The thought is that I would then have RAID at the hardware level, protecting against instantaneous failure. Above that, the real OS (Hyper-V Server 2012 r2) would maintain them as ReFS volumes, which would protect data on those drives against bitrot. Finally, VHDXs are NTFS drives, which means the applications being supported continue to use the filesystem they rely on.

So far, the best I can find is that this is technically supported—because Hyper-V reports that you must turn off the "data integrity" setting in the VHDX file (Set-FileIntegrity cmdlet) when you try to use it from the ReFS volume. But I can't find any more solid information than that. Is it really ready for prime-time, or is it effectively just a tech-preview for clustering?

Edit: 2014-01-22

I found that ReFS only detects bitrot by itself. In order to have ReFS both detect and auto-fix, you must also use Storage Spaces to create a RAID-1 volume using multiple ReFS drives. So it's looking like my solution is evolving into having the hardware RAID present its disks as JBOD, then Windows would take care of the RAID-1 part. I'll be testing if this is a viable setup in Production over the next month or so.

Best Answer

The answer is a very clear "No".

ReFS only detects bit rot in user data if the file in question has "Integrity Streams" enabled (Sources: official TechNet docs, everyone's favorite blog post, and another spot). Oh, and you also lose COW (Copy-On-Write) when Integrity Streams are disabled. Since you cannot use a VHDX residing on a ReFS volume unless Integrity Streams is disabled, you cannot protect a VHDX against bit rot. Game Over.
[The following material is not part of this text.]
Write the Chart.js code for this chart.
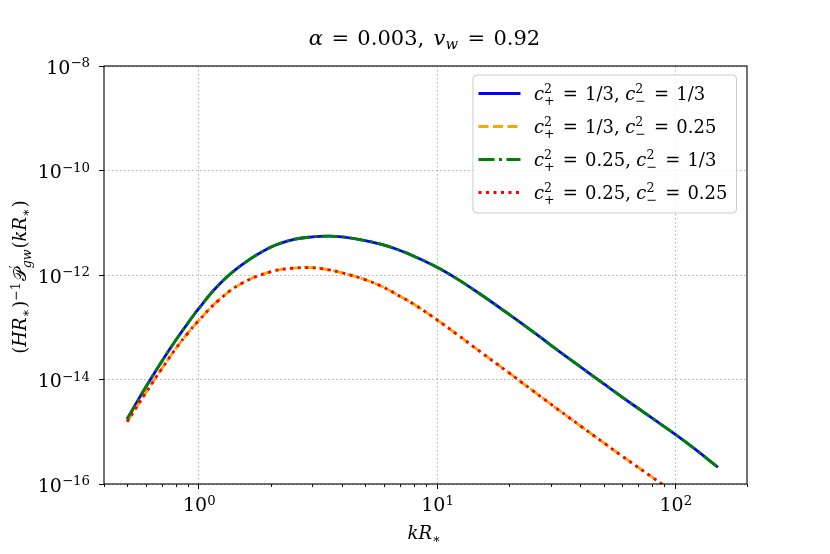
<!DOCTYPE html>
<html>
<head>
<meta charset="utf-8">
<script src="https://cdn.jsdelivr.net/npm/chart.js@4.4.0/dist/chart.umd.min.js"></script>
<style>
  html, body { margin: 0; padding: 0; background: #fff; }
  #wrap { width: 830px; height: 554px; }
</style>
</head>
<body>
<div id="wrap"><canvas id="chart" width="830" height="554"></canvas></div>
<script>
// kR* sample points (x axis)
const kR = [0.5, 0.6, 0.7, 0.8, 0.9, 1.0, 1.2, 1.5, 2.0, 2.5, 3.0, 3.5, 4.0, 5.0, 6.0, 7.0, 8.0,
  10, 12, 15, 20, 25, 30, 40, 50, 60, 80, 100, 120, 151];

// (HR*)^-1 P'_gw(kR*)
const p13_13 = [1.74e-15, 7.24e-15, 2.24e-14, 5.62e-14, 1.20e-13, 2.29e-13, 6.17e-13, 1.51e-12, 3.39e-12,
  4.79e-12, 5.37e-12, 5.56e-12, 5.37e-12, 4.57e-12, 3.72e-12, 2.95e-12, 2.29e-12,
  1.41e-12, 8.71e-13, 4.47e-13, 1.78e-13, 8.51e-14, 4.57e-14, 1.74e-14, 8.32e-15, 4.57e-15, 1.82e-15,
  8.91e-16, 4.79e-16, 2.09e-16];
const p13_025 = [1.55e-15, 5.62e-15, 1.62e-14, 3.89e-14, 7.76e-14, 1.35e-13, 3.16e-13, 6.76e-13, 1.15e-12,
  1.35e-12, 1.38e-12, 1.26e-12, 1.10e-12, 8.13e-13, 5.75e-13, 3.89e-13, 2.75e-13,
  1.38e-13, 7.59e-14, 3.55e-14, 1.35e-14, 6.31e-15, 3.39e-15, 1.29e-15, 6.17e-16, 3.39e-16, 1.35e-16,
  6.61e-17, 3.63e-17, 1.70e-17];
const p025_13 = [1.74e-15, 7.24e-15, 2.24e-14, 5.62e-14, 1.20e-13, 2.29e-13, 6.17e-13, 1.51e-12, 3.39e-12,
  4.79e-12, 5.37e-12, 5.56e-12, 5.37e-12, 4.57e-12, 3.72e-12, 2.95e-12, 2.29e-12,
  1.41e-12, 8.71e-13, 4.47e-13, 1.78e-13, 8.51e-14, 4.57e-14, 1.74e-14, 8.32e-15, 4.57e-15, 1.82e-15,
  8.91e-16, 4.79e-16, 2.09e-16];
const p025_025 = [1.55e-15, 5.62e-15, 1.62e-14, 3.89e-14, 7.76e-14, 1.35e-13, 3.16e-13, 6.76e-13, 1.15e-12,
  1.35e-12, 1.38e-12, 1.26e-12, 1.10e-12, 8.13e-13, 5.75e-13, 3.89e-13, 2.75e-13,
  1.38e-13, 7.59e-14, 3.55e-14, 1.35e-14, 6.31e-15, 3.39e-15, 1.29e-15, 6.17e-16, 3.39e-16, 1.35e-16,
  6.61e-17, 3.63e-17, 1.70e-17];

const xTicks = [0.4, 0.5, 0.6, 0.7, 0.8, 0.9, 1, 2, 3, 4, 5, 6, 7, 8, 9, 10,
  20, 30, 40, 50, 60, 70, 80, 90, 100, 200];
const yTicks = [1e-16, 1e-14, 1e-12, 1e-10, 1e-8];

// legend values: [c+^2, c-^2]
const labels = [
  ['1/3', '1/3'],
  ['1/3', '0.25'],
  ['0.25', '1/3'],
  ['0.25', '0.25'],
];

const SERIF = '"DejaVu Serif"';
const font = (px, it) => (it ? 'italic ' : '') + px + 'px ' + SERIF;

// tiny mathtext: runs of {t, it}, spaces {sp} (in em) or scripts {sup, sub}
function layout(ctx, runs, size) {
  let x = 0;
  const items = [];
  for (const r of runs) {
    if (r.sp !== undefined) {
      x += r.sp * size;
    } else if (r.sup !== undefined || r.sub !== undefined) {
      const s = size * 0.7;
      const both = r.sup !== undefined && r.sub !== undefined;
      let w = 0;
      if (r.sup !== undefined) {
        const f = font(s, r.si);
        ctx.font = f;
        w = Math.max(w, ctx.measureText(r.sup).width);
        items.push({ t: r.sup, x: x, dy: -size * (both ? 0.38 : 0.32), f: f });
      }
      if (r.sub !== undefined) {
        const f = font(s, r.bi);
        ctx.font = f;
        w = Math.max(w, ctx.measureText(r.sub).width);
        items.push({ t: r.sub, x: x, dy: size * (both ? 0.28 : 0.2), f: f });
      }
      x += w + 1;
    } else {
      const f = font(size, r.it);
      ctx.font = f;
      items.push({ t: r.t, x: x, dy: 0, f: f });
      x += ctx.measureText(r.t).width;
    }
  }
  return { items: items, width: x };
}

function drawMath(ctx, runs, size, x, y, align) {
  const L = layout(ctx, runs, size);
  const x0 = align === 'center' ? x - L.width / 2 : align === 'right' ? x - L.width : x;
  ctx.textAlign = 'left';
  ctx.textBaseline = 'alphabetic';
  ctx.fillStyle = '#000';
  for (const it of L.items) {
    ctx.font = it.f;
    ctx.fillText(it.t, x0 + it.x, y + it.dy);
  }
  return L.width;
}

const EQ = [{ sp: 0.4 }, { t: '=' }, { sp: 0.4 }];
const powRuns = (v) => {
  const e = Math.round(Math.log10(v));
  return [{ t: '10' }, { sup: (e < 0 ? '\u2212' : '') + Math.abs(e) }];
};
const legendRuns = (a, b) => [
  { t: 'c', it: true }, { sup: '2', sub: '+' }, ...EQ, { t: a + ',' }, { sp: 0.3 },
  { t: 'c', it: true }, { sup: '2', sub: '\u2212' }, ...EQ, { t: b },
];
const isDecade = (v) => Math.abs(Math.log10(v) - Math.round(Math.log10(v))) < 1e-9;

const mathPlugin = {
  id: 'mathText',
  afterDatasetsDraw(chart) {
    const ctx = chart.ctx;
    const a = chart.chartArea;
    const xs = chart.scales.x;
    ctx.save();
    // minor ticks on x
    ctx.strokeStyle = '#000';
    ctx.lineWidth = 0.9;
    for (const t of xs.ticks) {
      if (isDecade(t.value)) continue;
      const px = Math.round(xs.getPixelForValue(t.value)) + 0.5;
      ctx.beginPath();
      ctx.moveTo(px, a.bottom);
      ctx.lineTo(px, a.bottom + 3);
      ctx.stroke();
    }
    // spines
    ctx.lineWidth = 1.1;
    ctx.strokeRect(a.left, a.top, a.right - a.left, a.bottom - a.top);

    // legend
    const size = 18;
    const rowH = 33;
    let maxW = 0;
    chart.data.datasets.forEach((ds, i) => {
      maxW = Math.max(maxW, layout(ctx, legendRuns(labels[i][0], labels[i][1]), size).width);
    });
    const bw = 61 + maxW + 9;
    const bh = rowH * 4 + 6;
    const bx = a.right - 10.5 - bw;
    const by = a.top + 9;
    ctx.beginPath();
    ctx.roundRect(bx, by, bw, bh, 4);
    ctx.fillStyle = 'rgba(255,255,255,0.8)';
    ctx.fill();
    ctx.strokeStyle = '#cccccc';
    ctx.lineWidth = 1;
    ctx.stroke();
    chart.data.datasets.forEach((ds, i) => {
      const cy = by + 18.5 + i * rowH;
      ctx.save();
      ctx.strokeStyle = ds.borderColor;
      ctx.lineWidth = ds.borderWidth;
      ctx.setLineDash(ds.borderDash || []);
      ctx.beginPath();
      ctx.moveTo(bx + 5.5, cy);
      ctx.lineTo(bx + 47.5, cy);
      ctx.stroke();
      ctx.restore();
      drawMath(ctx, legendRuns(labels[i][0], labels[i][1]), size, bx + 61, cy + 6.5, 'left');
    });
    ctx.restore();
  },
  afterDraw(chart) {
    const ctx = chart.ctx;
    const a = chart.chartArea;
    const xs = chart.scales.x;
    const ys = chart.scales.y;
    const cx = (a.left + a.right) / 2;
    ctx.save();
    // tick labels
    for (const t of xs.ticks) {
      if (!isDecade(t.value)) continue;
      drawMath(ctx, powRuns(t.value), 19, xs.getPixelForValue(t.value) + 1, a.bottom + 27, 'center');
    }
    for (const t of ys.ticks) {
      drawMath(ctx, powRuns(t.value), 19, a.left - 13, ys.getPixelForValue(t.value) + 7.5, 'right');
    }
    // title
    drawMath(ctx, [
      { t: '\u03b1', it: true }, ...EQ, { t: '0.003,' }, { sp: 0.45 },
      { t: 'v', it: true }, { sub: 'w', bi: true }, ...EQ, { t: '0.92' },
    ], 21, cx - 1, 45, 'center');
    // x label
    drawMath(ctx, [{ t: 'kR', it: true }, { sub: '\u2217' }], 18, cx - 1, 539, 'center');
    // y label
    ctx.translate(26, (a.top + a.bottom) / 2 + 2);
    ctx.rotate(-Math.PI / 2);
    drawMath(ctx, [
      { t: '(' }, { t: 'HR', it: true }, { sub: '\u2217' }, { t: ')' }, { sup: '\u22121' },
      { t: '\ud835\udcab' }, { sup: '\u2032', sub: 'gw', bi: true },
      { t: '(' }, { t: 'kR', it: true }, { sub: '\u2217' }, { t: ')' },
    ], 18, 0, 0, 'center');
    ctx.restore();
  },
};

const toPoints = (arr) => kR.map((k, i) => ({ x: k, y: arr[i] }));

const gridColor = (ctx) => (ctx.tick && isDecade(ctx.tick.value) ? '#b0b0b0' : 'rgba(0,0,0,0)');
const tickColor = (ctx) => (ctx.tick && isDecade(ctx.tick.value) ? '#000' : 'rgba(0,0,0,0)');

new Chart(document.getElementById('chart'), {
  type: 'line',
  data: {
    datasets: [
      { label: 'c+^2 = 1/3, c-^2 = 1/3', data: toPoints(p13_13), borderColor: '#0000ff', borderWidth: 2.8, borderDash: [], order: 4 },
      { label: 'c+^2 = 1/3, c-^2 = 0.25', data: toPoints(p13_025), borderColor: '#ffa500', borderWidth: 2.8, borderDash: [10, 4.5], order: 3 },
      { label: 'c+^2 = 0.25, c-^2 = 1/3', data: toPoints(p025_13), borderColor: '#008000', borderWidth: 2.8, borderDash: [16, 4.5, 3, 4.5], order: 2 },
      { label: 'c+^2 = 0.25, c-^2 = 0.25', data: toPoints(p025_025), borderColor: '#ff0000', borderWidth: 2.8, borderDash: [3, 4.5], order: 1 },
    ],
  },
  options: {
    responsive: false,
    animation: false,
    parsing: false,
    elements: {
      point: { radius: 0 },
      line: { tension: 0.4, borderCapStyle: 'butt', fill: false },
    },
    layout: { padding: { top: 66, right: 83, left: 0, bottom: 0 } },
    plugins: {
      legend: { display: false },
      title: { display: false },
      tooltip: { enabled: false },
    },
    scales: {
      x: {
        type: 'logarithmic',
        min: 0.4,
        max: 200,
        bounds: 'data',
        afterBuildTicks: (scale) => { scale.ticks = xTicks.map((v) => ({ value: v })); },
        afterFit: (scale) => { scale.height = 70; },
        ticks: { display: false, autoSkip: false },
        grid: { color: gridColor, lineWidth: 1, drawTicks: true, tickLength: 5, tickColor: tickColor, tickWidth: 1 },
        border: { display: false, dash: [1.5, 2.5] },
      },
      y: {
        type: 'logarithmic',
        min: 1e-16,
        max: 1e-8,
        bounds: 'data',
        afterBuildTicks: (scale) => { scale.ticks = yTicks.map((v) => ({ value: v })); },
        afterFit: (scale) => { scale.width = 104; },
        ticks: { display: false, autoSkip: false },
        grid: { color: '#b0b0b0', lineWidth: 1, drawTicks: true, tickLength: 5, tickColor: '#000', tickWidth: 1 },
        border: { display: false, dash: [1.5, 2.5] },
      },
    },
  },
  plugins: [mathPlugin],
});
</script>
</body>
</html>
It's like the same person who thought a Clustered Storage Space Pool should require at least 3 disks was also the one that made the decision to make the best thing about ReFS something you could turn off, and then got the Hyper-V people to require it to be disabled. It's hard to imagine that amount of "dumb" spread out so far across core teams like that.

Ancillary

While doing some testing, I found the following that may be useful to people who still wish to move forward:

  • You can only SLM (Storage Live Migrate) an in-use VHDX to a ReFS-mirror volume if your destination is a folder where Integrity Streams have been disabled.
    • If you attempt to do SLM onto a ReFS-mirror where Integrity Streams is enabled, you'll get an error with this in it: "The destination '...' is not valid because it is configured with the integrity stream attribute. Select a destination that does not have the integrity stream attribute to continue.". You get the same error when attempting via PowerShell.
  • Copying/Moving a file onto a ReFS-mirror will result in the file having its "integrity bit" set to match the setting from the destination folder.
  • You cannot get/set the integrity bit of a VHDX that is in-use.
  • Otherwise, the performance of a ReFS-mirror volume appears to be good enough (my opinion, of course) for Production. My "differences" test is here if anyone cares.